Let $m,n\in\mathbb N$, and let $M:\mathbb R^{m\times n}\to\mathbb R^N$ denote a fixed ordered vector of all minors of an $m\times n$ matrix, including the first-order minors, where $N=N(m,n)$. Assume that the ordering is chosen so that the first $mn$ components of $M(F)$ are the entries of $F$. Let $f:\mathbb R^{m\times n}\to\mathbb R$ be finite and continuous. Say that $f$ is polyconvex if there exists a [convex function](/page/Convex%20Function) $G:\mathbb R^N\to\mathbb R$ such that $f(F)=G(M(F))$ for every $F\in\mathbb R^{m\times n}$. Say that $f$ is quasiconvex if, for every bounded [open set](/page/Open%20Set) $U\subset\mathbb R^n$ with $0<\mathcal L^n(U)<\infty$, every $F\in\mathbb R^{m\times n}$, and every $\varphi\in W^{1,\infty}_0(U;\mathbb R^m)$, where $\mathcal L^n$ is $n$-dimensional [Lebesgue measure](/page/Lebesgue%20Measure) and $W^{1,\infty}_0(U;\mathbb R^m)$ is the closure of $C_c^\infty(U;\mathbb R^m)$ in $W^{1,\infty}(U;\mathbb R^m)$, one has

\begin{align*} f(F)\le \frac{1}{\mathcal L^n(U)}\int_U f(F+\nabla\varphi(x))\,d\mathcal L^n(x). \end{align*}

If $f$ is convex, then $f$ is polyconvex. If $f$ is polyconvex, then $f$ is quasiconvex.
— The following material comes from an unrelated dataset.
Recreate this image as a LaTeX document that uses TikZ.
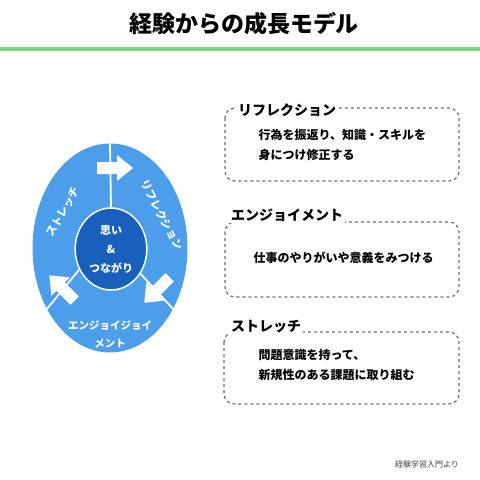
\documentclass[tikz,border=0pt]{standalone}
\usepackage{fontspec}
\setmainfont{Noto Sans CJK JP}
\usepackage{tikz}
\usetikzlibrary{shapes.geometric}

\definecolor{ringblue}{RGB}{76,158,235}
\definecolor{coreblue}{RGB}{24,96,188}
\definecolor{rulegreen}{RGB}{122,218,132}
\definecolor{dashgray}{RGB}{110,110,110}

\tikzset{
  ringtext/.style={text=white, font=\bfseries\fontsize{11}{13}\selectfont},
  cyclearrow/.pic={
    \fill[white] (-18,-6) -- (2,-6) -- (2,-13) -- (18,0) -- (2,13) -- (2,6) -- (-18,6) -- cycle;
  },
  dashbox/.style={draw=dashgray, dashed, line width=1.2pt, rounded corners=10pt},
  boxhead/.style={fill=white, inner sep=2pt, font=\bfseries\fontsize{14}{16}\selectfont},
  boxbody/.style={font=\bfseries\fontsize{12}{20}\selectfont, align=left}
}

\begin{document}
\begin{tikzpicture}[x=1pt,y=-1pt]
    \useasboundingbox (0,0) rectangle (480,480);
    \fill[white] (0,0) rectangle (480,480);

    % title
    \node[font=\bfseries\fontsize{23}{26}\selectfont] (title) at (244,24) {経験からの成長モデル};
    \coordinate (ruleL) at (0,49);
    \coordinate (ruleR) at (480,49);
    \draw[rulegreen, line width=3.5pt] (ruleL) -- (ruleR);

    % cycle
    \node[ellipse, fill=ringblue, minimum width=155pt, minimum height=209pt] (ring) at (110,248) {};
    \node[ellipse, fill=coreblue, draw=white, line width=1.5pt, minimum width=68pt, minimum height=82pt,
      text=white, align=center, font=\bfseries\fontsize{11}{19}\selectfont] (core) at (111,249) {思い\\\&\\つながり};
    \draw[white, line width=1.8pt] (core.north) -- (ring.north);
    \draw[white, line width=1.8pt] (core.213) -- (ring.224);
    \draw[white, line width=1.8pt] (core.320) -- (ring.316);

    \pic at (115,168) {cyclearrow};
    \pic[rotate=225] at (157,290) {cyclearrow};
    \pic[rotate=135] at (62,288) {cyclearrow};

    \node[ringtext, rotate=60] (strLbl) at (63,212) {ストレッチ};
    \node[ringtext, rotate=-62] (refLbl) at (162,215) {リフレクション};
    \node[ringtext, align=center, font=\bfseries\fontsize{10.5}{18}\selectfont] (enjLbl) at (110,334) {エンジョイジョイ\\メント};

    % boxes
    \draw[dashbox] (225,108) rectangle (459,181);
    \node[boxhead, anchor=west] (refHead) at (236,110) {リフレクション};
    \node[boxbody, anchor=north west] (refBody) at (255,126) {行為を振返り、知識・スキルを\\身につけ修正する};

    \draw[dashbox] (225,222) rectangle (459,297);
    \node[boxhead, anchor=west] (enjHead) at (229,215) {エンジョイメント};
    \node[boxbody, anchor=west] (enjBody) at (250,258) {仕事のやりがいや意義をみつける};

    \draw[dashbox] (224,332) rectangle (459,404);
    \node[boxhead, anchor=west] (strHead) at (229,327) {ストレッチ};
    \node[boxbody, anchor=north west] (strBody) at (255,346) {問題意識を持って、\\新規性のある課題に取り組む};

    % source
    \node[font=\fontsize{8}{10}\selectfont, text=black!75] (source) at (427,464) {経験学習入門より};
\end{tikzpicture}
\end{document}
Consequently,

\begin{align*} \text{convexity}\implies\text{polyconvexity}\implies\text{quasiconvexity}. \end{align*}

In vectorial dimensions $m,n\ge 2$, the implication from convexity to polyconvexity is strict: there are finite continuous polyconvex functions that are not convex.